WHAT YOU HAVE TO DO
Lift out each line of the data that holds "source".

=== SUPPLIED RECORDS ===

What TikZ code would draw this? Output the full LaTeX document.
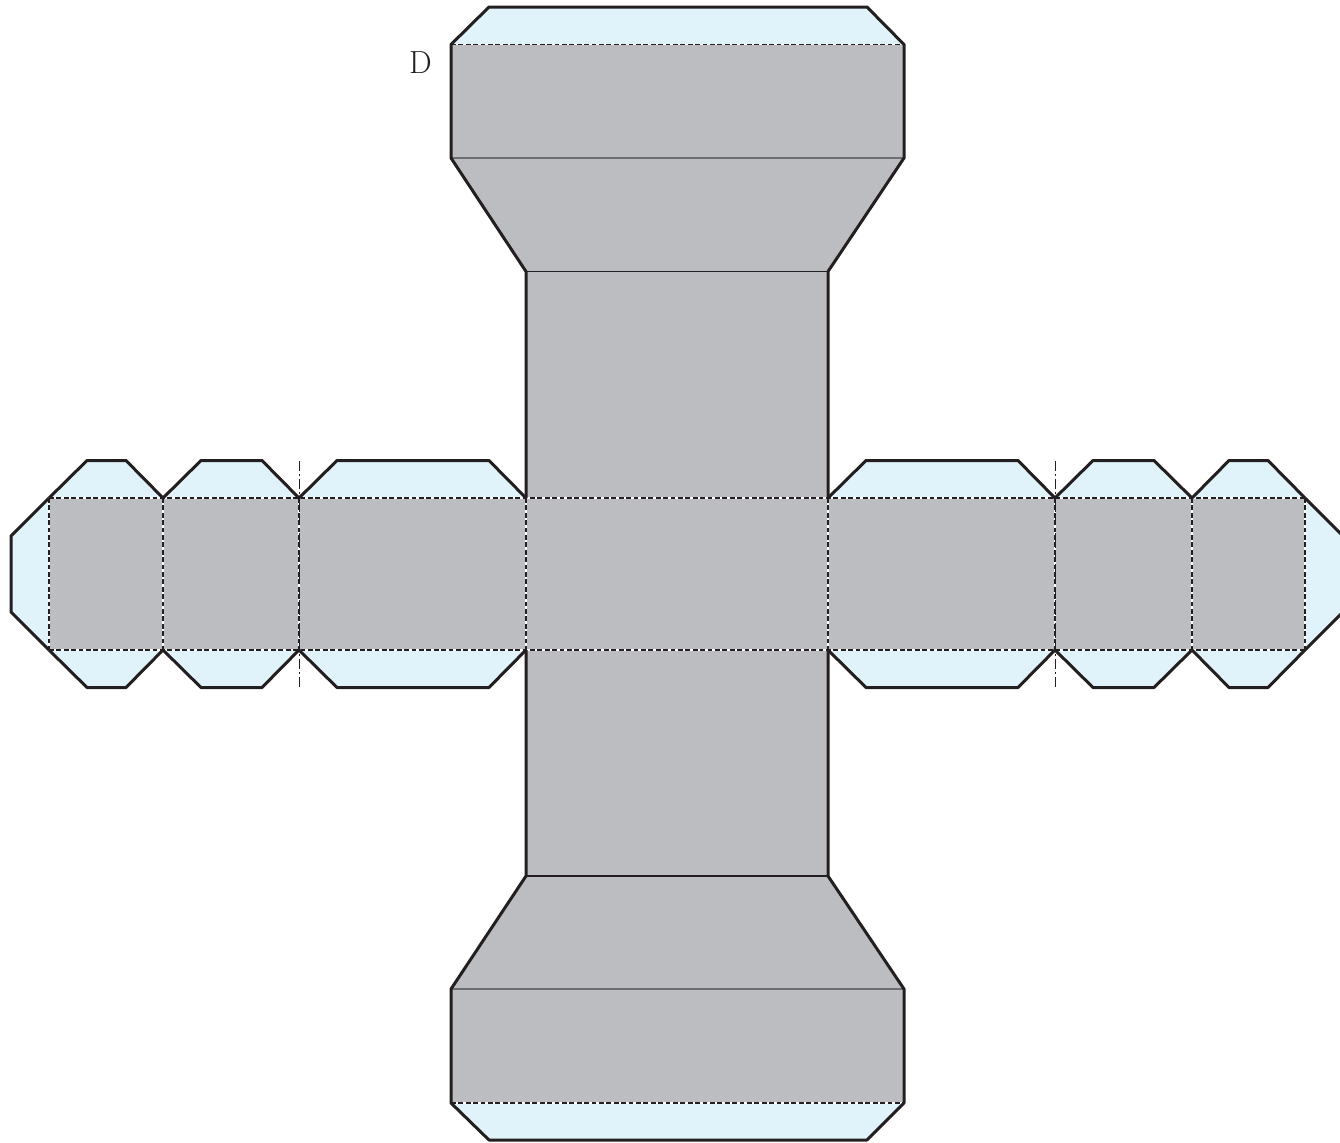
\documentclass[tikz,border=0pt]{standalone}
\usepackage{xcolor}
\definecolor{netgray}{HTML}{BCBDC1}
\definecolor{flapblue}{HTML}{E0F3FB}
\definecolor{netline}{HTML}{231F20}
\definecolor{softline}{HTML}{6D6E71}

\begin{document}
\begin{tikzpicture}[x=.5pt,y=-.5pt]
	\tikzstyle{face}=[fill=netgray]
	\tikzstyle{flap}=[fill=flapblue]
	\tikzstyle{outline}=[draw=netline,line width=1.5pt,line join=round]
	\tikzstyle{crease}=[draw=netline,line width=.6pt]
	\tikzstyle{softcrease}=[draw=softline,line width=.75pt]
	\tikzstyle{foldwhite}=[draw=white,line width=.55pt]
	\tikzstyle{fold}=[draw=netline,line width=.55pt,dash pattern=on 2.4pt off 1.3pt]
	\tikzstyle{axis}=[draw=netline,line width=.45pt,dash pattern=on 5pt off 1.5pt on 1pt off 1.5pt]
	\useasboundingbox (0,0) rectangle (1340,1142);

	% flaps
	\path[flap] (451,44.5) -- (489,7) -- (867,7) -- (904,44.5) -- cycle;
	\path[flap] (451,1103) -- (489,1140) -- (867,1140) -- (904,1103) -- cycle;
	\path[flap] (49,498) -- (11,536) -- (11,612) -- (49,650) -- cycle;
	\path[flap] (1305,498) -- (1343,536) -- (1343,612) -- (1305,650) -- cycle;
	\foreach \xa/\xb/\xc/\xd in {49/87/126/163,163/201/262/299,299/337/489/526,828/866/1018/1055,1055/1093/1154/1192,1192/1229/1268/1305}{
		\path[flap] (\xa,498) -- (\xb,460.5) -- (\xc,460.5) -- (\xd,498);
		\path[flap] (\xa,650) -- (\xb,687.5) -- (\xc,687.5) -- (\xd,650);
	}

	% gray faces
	\path[face] (451,44.5) -- (904,44.5) -- (904,158) -- (828,271.5) -- (828,498) -- (1305,498)
		-- (1305,650) -- (828,650) -- (828,876) -- (904,989) -- (904,1103) -- (451,1103)
		-- (451,989) -- (526,876) -- (526,650) -- (49,650) -- (49,498) -- (526,498)
		-- (526,271.5) -- (451,158) -- cycle;

	% plain creases
	\draw[softcrease] (451,158) -- (904,158);
	\draw[crease] (526,271.5) -- (828,271.5);
	\draw[crease] (526,876) -- (828,876);
	\draw[softcrease] (451,989) -- (904,989);

	% dashed folds
	\foreach \xa/\ya/\xb/\yb in {451/44.5/904/44.5,451/1103/904/1103,49/498/1305/498,49/650/1305/650,
		49/498/49/650,163/498/163/650,299/498/299/650,526/498/526/650,
		828/498/828/650,1055/498/1055/650,1192/498/1192/650,1305/498/1305/650}{
		\draw[foldwhite] (\xa,\ya) -- (\xb,\yb);
		\draw[fold] (\xa,\ya) -- (\xb,\yb);
	}
	\draw[axis] (299,461) -- (299,688);
	\draw[axis] (1055,461) -- (1055,688);

	% outer cut lines
	\draw[outline] (526,498) -- (526,271.5) -- (451,158) -- (451,44.5) -- (489,7) -- (867,7) -- (904,44.5) -- (904,158) -- (828,271.5) -- (828,498);
	\draw[outline] (526,650) -- (526,876) -- (451,989) -- (451,1103) -- (489,1140) -- (867,1140) -- (904,1103) -- (904,989) -- (828,876) -- (828,650);
	\draw[outline] (49,498) -- (11,536) -- (11,612) -- (49,650);
	\draw[outline] (1305,498) -- (1343,536) -- (1343,612) -- (1305,650);
	\foreach \xa/\xb/\xc/\xd in {49/87/126/163,163/201/262/299,299/337/489/526,828/866/1018/1055,1055/1093/1154/1192,1192/1229/1268/1305}{
		\draw[outline] (\xa,498) -- (\xb,460.5) -- (\xc,460.5) -- (\xd,498);
		\draw[outline] (\xa,650) -- (\xb,687.5) -- (\xc,687.5) -- (\xd,650);
	}

	\node[text=netline,inner sep=0pt] (labelD) at (420.5,63) {\fontsize{16}{16}\selectfont D};
\end{tikzpicture}
\end{document}
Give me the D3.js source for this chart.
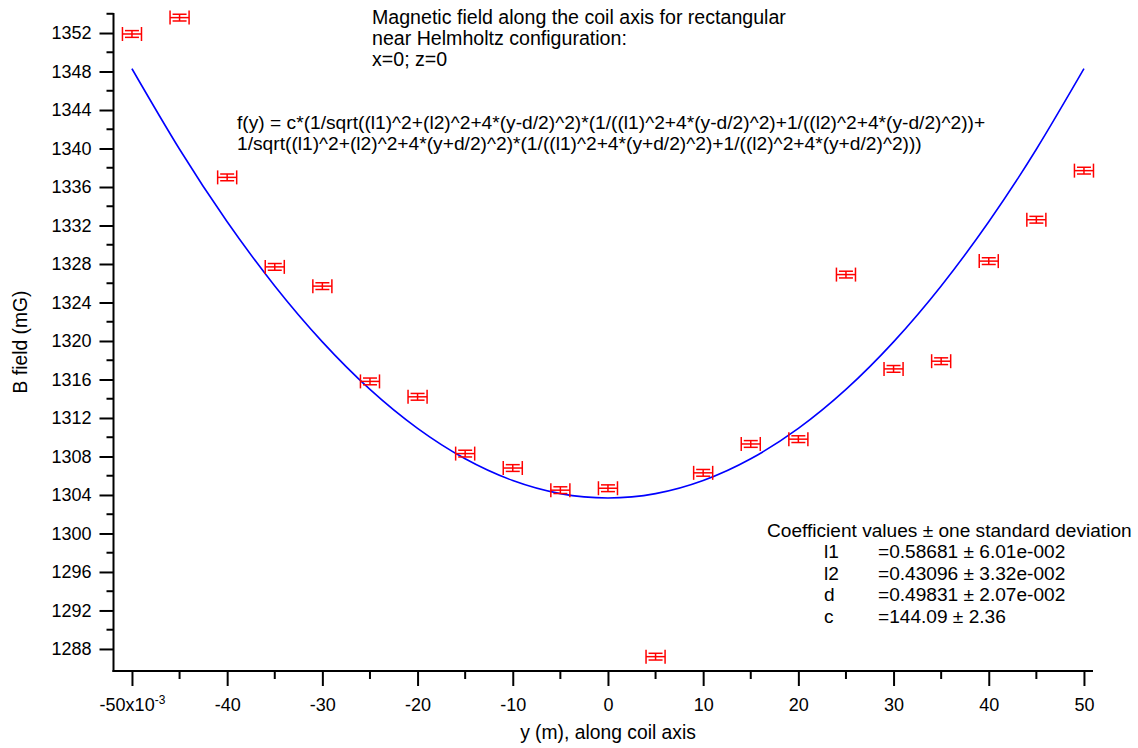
<!DOCTYPE html>
<html>
<head>
<meta charset="utf-8">
<script src="https://cdn.jsdelivr.net/npm/d3@7"></script>
<style>
  html, body { margin: 0; padding: 0; background: #fff; }
  svg text { font-family: "Liberation Sans", Arial, sans-serif; fill: #000; }
</style>
</head>
<body>
<svg id="chart" width="1138" height="748"></svg>
<script>
// ---- data ----
const positions = [-0.050, -0.045, -0.040, -0.035, -0.030, -0.025, -0.020, -0.015, -0.010, -0.005, 0.000,
                   0.005, 0.010, 0.015, 0.020, 0.025, 0.030, 0.035, 0.040, 0.045, 0.050];
const bField = [1351.9, 1353.6, 1337.0, 1327.7, 1325.7, 1315.8, 1314.2, 1308.3, 1306.8, 1304.5, 1304.7,
                1287.2, 1306.3, 1309.3, 1309.8, 1326.9, 1317.1, 1317.9, 1328.3, 1332.6, 1337.7];
const xError = 0.001;
const yError = 0.35;
// fit curve, read at each data position
const fitPositions = positions;
const fitValues = [1348.29, 1339.92, 1332.39, 1325.72, 1319.91, 1314.97, 1310.92, 1307.76, 1305.50, 1304.14, 1303.69,
                   1304.14, 1305.50, 1307.76, 1310.92, 1314.97, 1319.91, 1325.72, 1332.39, 1339.92, 1348.29];
const yTicks = [1288, 1292, 1296, 1300, 1304, 1308, 1312, 1316, 1320, 1324, 1328, 1332, 1336, 1340, 1344, 1348, 1352];
const yMinorTicks = [1290, 1294, 1298, 1302, 1306, 1310, 1314, 1318, 1322, 1326, 1330, 1334, 1338, 1342, 1346, 1350, 1354];
const xTicks = [-0.05, -0.04, -0.03, -0.02, -0.01, 0, 0.01, 0.02, 0.03, 0.04, 0.05];
const xTickLabels = ["-50x10", "-40", "-30", "-20", "-10", "0", "10", "20", "30", "40", "50"];
const xMinorTicks = [-0.045, -0.035, -0.025, -0.015, -0.005, 0.005, 0.015, 0.025, 0.035, 0.045];
const titleLines = ["Magnetic field along the coil axis for rectangular", "near Helmholtz configuration:", "x=0; z=0"];
const formulaLines = ["f(y) = c*(1/sqrt((l1)^2+(l2)^2+4*(y-d/2)^2)*(1/((l1)^2+4*(y-d/2)^2)+1/((l2)^2+4*(y-d/2)^2))+",
                      "1/sqrt((l1)^2+(l2)^2+4*(y+d/2)^2)*(1/((l1)^2+4*(y+d/2)^2)+1/((l2)^2+4*(y+d/2)^2)))"];
const coefHeader = "Coefficient values \u00b1 one standard deviation";
const coefNames = ["l1", "l2", "d", "c"];
const coefValues = ["=0.58681 \u00b1 6.01e-002", "=0.43096 \u00b1 3.32e-002", "=0.49831 \u00b1 2.07e-002", "=144.09 \u00b1 2.36"];

// ---- layout ----
const L = 113.5, R = 1093, T = 13, B = 671;
const svg = d3.select("#chart");
const x = d3.scaleLinear().domain([-0.05194, 0.05095]).range([L, R]);
const y = d3.scaleLinear().domain([1285.71, 1354.08]).range([B, T]);
const FS = 18;
const AFS = 19.3;

// axes lines
const axG = svg.append("g").attr("stroke", "#000").attr("stroke-width", 2).attr("fill", "none");
axG.append("line").attr("x1", L).attr("x2", L).attr("y1", T).attr("y2", B + 1);
axG.append("line").attr("x1", L - 1).attr("x2", R).attr("y1", B).attr("y2", B);

// y ticks
const yAxis = d3.axisLeft(y).tickValues(yTicks).tickSize(14).tickSizeOuter(0).tickPadding(8).tickFormat(d3.format("d"));
const yg = svg.append("g").attr("transform", `translate(${L},0)`).call(yAxis);
yg.select(".domain").remove();
yg.selectAll(".tick line").attr("stroke", "#000").attr("stroke-width", 2);
yg.selectAll(".tick text").attr("font-size", FS).attr("font-family", "Liberation Sans, Arial, sans-serif").attr("fill", "#000");
svg.append("g").selectAll("line").data(yMinorTicks).join("line")
  .attr("x1", L - 7).attr("x2", L).attr("y1", d => y(d)).attr("y2", d => y(d))
  .attr("stroke", "#000").attr("stroke-width", 2);

// x ticks
const xAxis = d3.axisBottom(x).tickValues(xTicks).tickSize(15).tickSizeOuter(0).tickPadding(12)
  .tickFormat((d, i) => xTickLabels[i]);
const xg = svg.append("g").attr("transform", `translate(0,${B})`).call(xAxis);
xg.select(".domain").remove();
xg.selectAll(".tick line").attr("stroke", "#000").attr("stroke-width", 2);
xg.selectAll(".tick text").attr("font-size", FS).attr("font-family", "Liberation Sans, Arial, sans-serif").attr("fill", "#000");
// exponent on first label
xg.selectAll(".tick text").filter((d, i) => i === 0).each(function () {
  const t = d3.select(this);
  t.text(null);
  t.append("tspan").text(xTickLabels[0]);
  t.append("tspan").attr("font-size", 12).attr("dy", "-0.6em").text("-3");
});
svg.append("g").selectAll("line").data(xMinorTicks).join("line")
  .attr("x1", d => x(d)).attr("x2", d => x(d)).attr("y1", B).attr("y2", B + 8)
  .attr("stroke", "#000").attr("stroke-width", 2);

// axis titles
svg.append("text").attr("transform", `translate(27,342) rotate(-90)`).attr("text-anchor", "middle")
  .attr("font-size", AFS).text("B field (mG)");
svg.append("text").attr("x", 608).attr("y", 739).attr("text-anchor", "middle")
  .attr("font-size", AFS).text("y (m), along coil axis");

// fit curve
const line = d3.line().x((d, i) => x(fitPositions[i])).y(d => y(d)).curve(d3.curveNatural);
svg.append("path").datum(fitValues).attr("d", line).attr("fill", "none")
  .attr("stroke", "#0000ff").attr("stroke-width", 1.6);

// data markers with error bars
const mk = svg.append("g").attr("stroke", "#ff0000").attr("stroke-width", 1.5).attr("fill", "none");
const pts = positions.map((p, i) => ({ p, v: bField[i] }));
const g = mk.selectAll("g").data(pts).join("g");
g.append("line").attr("x1", d => x(d.p - xError)).attr("x2", d => x(d.p + xError)).attr("y1", d => y(d.v)).attr("y2", d => y(d.v));
g.append("line").attr("x1", d => x(d.p - xError)).attr("x2", d => x(d.p - xError)).attr("y1", d => y(d.v) - 7).attr("y2", d => y(d.v) + 7);
g.append("line").attr("x1", d => x(d.p + xError)).attr("x2", d => x(d.p + xError)).attr("y1", d => y(d.v) - 7).attr("y2", d => y(d.v) + 7);
g.append("line").attr("x1", d => x(d.p)).attr("x2", d => x(d.p)).attr("y1", d => y(d.v + yError)).attr("y2", d => y(d.v - yError));
g.append("line").attr("x1", d => x(d.p) - 7).attr("x2", d => x(d.p) + 7).attr("y1", d => y(d.v + yError)).attr("y2", d => y(d.v + yError));
g.append("line").attr("x1", d => x(d.p) - 7).attr("x2", d => x(d.p) + 7).attr("y1", d => y(d.v - yError)).attr("y2", d => y(d.v - yError));

// annotations
const title = svg.append("text").attr("font-size", 19.6);
titleLines.forEach((s, i) => title.append("tspan").attr("x", 372).attr("y", 24 + i * 21).text(s));
const formula = svg.append("text").attr("font-size", 19.2);
formulaLines.forEach((s, i) => formula.append("tspan").attr("x", 237).attr("y", 129 + i * 21).text(s));
svg.append("text").attr("x", 767).attr("y", 537).attr("font-size", 19.1).text(coefHeader);
coefNames.forEach((n, i) => {
  svg.append("text").attr("x", 824).attr("y", 558 + i * 21.7).attr("font-size", 19.1).text(n);
  svg.append("text").attr("x", 878).attr("y", 558 + i * 21.7).attr("font-size", 19.1).text(coefValues[i]);
});
</script>
</body>
</html>
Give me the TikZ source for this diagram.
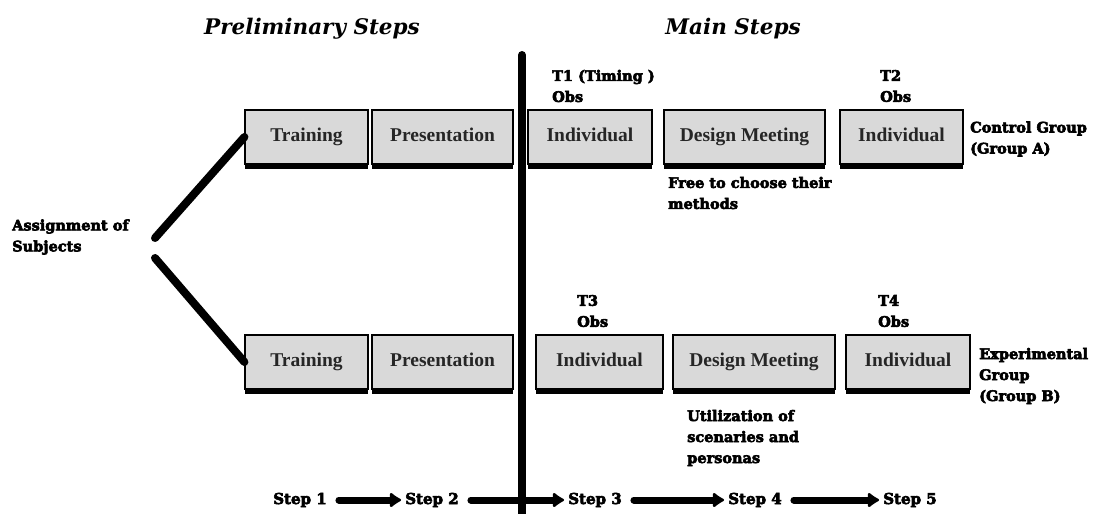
\documentclass[tikz,border=0pt]{standalone}
\usepackage{fontspec}
\setmainfont{Liberation Serif}
\newfontfamily\lblfont[BoldFeatures={FakeBold=4}]{DejaVu Serif}
\usetikzlibrary{arrows.meta,positioning,shadows}

\begin{document}
\begin{tikzpicture}
    [x=1pt,y=-1pt,
    activity/.style={rectangle,draw=black,line width=1.2pt,fill=black!15,
    inner sep=0pt,minimum height=54pt,text=black!85,text height=13pt,text depth=4pt,
    font=\bfseries\fontsize{19.5}{22}\selectfont,
    drop shadow={shadow xshift=0pt,shadow yshift=-5pt,opacity=1,fill=black}},
    note/.style={anchor=west,align=left,inner sep=0pt,
    font=\lblfont\bfseries\fontsize{14.5}{21}\selectfont},
    heading/.style={font=\lblfont\bfseries\itshape\fontsize{21.5}{24}\selectfont},
    steplabel/.style={inner sep=0pt,font=\lblfont\bfseries\fontsize{15}{18}\selectfont},
    flow/.style={line width=7pt,line cap=round,-{Latex[round,length=13pt,width=18pt]},
    shorten <=12pt,shorten >=4pt},
    branch/.style={line width=8pt,line cap=round}]
    \useasboundingbox (0,0) rectangle (1095,514);
    % headings
    \node (prelim) [heading] at (312,29) {Preliminary Steps};
    \node (main) [heading] at (733,29) {Main Steps};
    % control group
    \node (train a) [activity,minimum width=123pt] at (306.5,137) {Training};
    \node (pres a) [activity,minimum width=141pt] at (442.5,137) {Presentation};
    \node (indiv a1) [activity,minimum width=124pt] at (590,137) {Individual};
    \node (meet a) [activity,minimum width=161pt] at (744.5,137) {Design Meeting};
    \node (indiv a2) [activity,minimum width=123pt] at (901.5,137) {Individual};
    % experimental group
    \node (train b) [activity,minimum width=123pt] at (306.5,362) {Training};
    \node (pres b) [activity,minimum width=141pt] at (442.5,362) {Presentation};
    \node (indiv b1) [activity,minimum width=127pt] at (599.5,362) {Individual};
    \node (meet b) [activity,minimum width=162pt] at (754,362) {Design Meeting};
    \node (indiv b2) [activity,minimum width=124pt] at (908,362) {Individual};
    % notes
    \node (assign) [note] at (12,237) {Assignment of\\Subjects};
    \node (obs 1) [note] at (552,86) {T1 (Timing )\\Obs};
    \node (obs 2) [note] at (880,86) {T2\\Obs};
    \node (obs 3) [note] at (577,311) {T3\\Obs};
    \node (obs 4) [note] at (878,311) {T4\\Obs};
    \node (group a) [note] at (970,139) {Control Group\\(Group A)};
    \node (group b) [note] at (979,376) {Experimental\\Group\\(Group B)};
    \node (free) [note] at (668,193) {Free to choose their\\methods};
    \node (scen) [note] at (687,438) {Utilization of\\scenaries and\\personas};
    % branches
    \coordinate (fork a) at (155,238);
    \coordinate (fork b) at (155,258);
    \draw [branch] (fork a) -- (train a.west);
    \draw [branch] (fork b) -- (train b.west);
    % steps
    \node (step 1) [steplabel] at (300,500) {Step 1};
    \node (step 2) [steplabel] at (432,500) {Step 2};
    \node (step 3) [steplabel] at (595,500) {Step 3};
    \node (step 4) [steplabel] at (755,500) {Step 4};
    \node (step 5) [steplabel] at (910,500) {Step 5};
    \draw [flow] (step 1) -- (step 2);
    \draw [flow] (step 2) -- (step 3);
    \draw [flow] (step 3) -- (step 4);
    \draw [flow] (step 4) -- (step 5);
    % divider
    \coordinate (div top) at (522,55);
    \coordinate (div bot) at (522,514);
    \draw [line width=8pt,line cap=round] (div top) -- (div bot);
\end{tikzpicture}
\end{document}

===

FULL RESPONSE
Give me the D3.js source for this chart.
Give me the TikZ source for this diagram.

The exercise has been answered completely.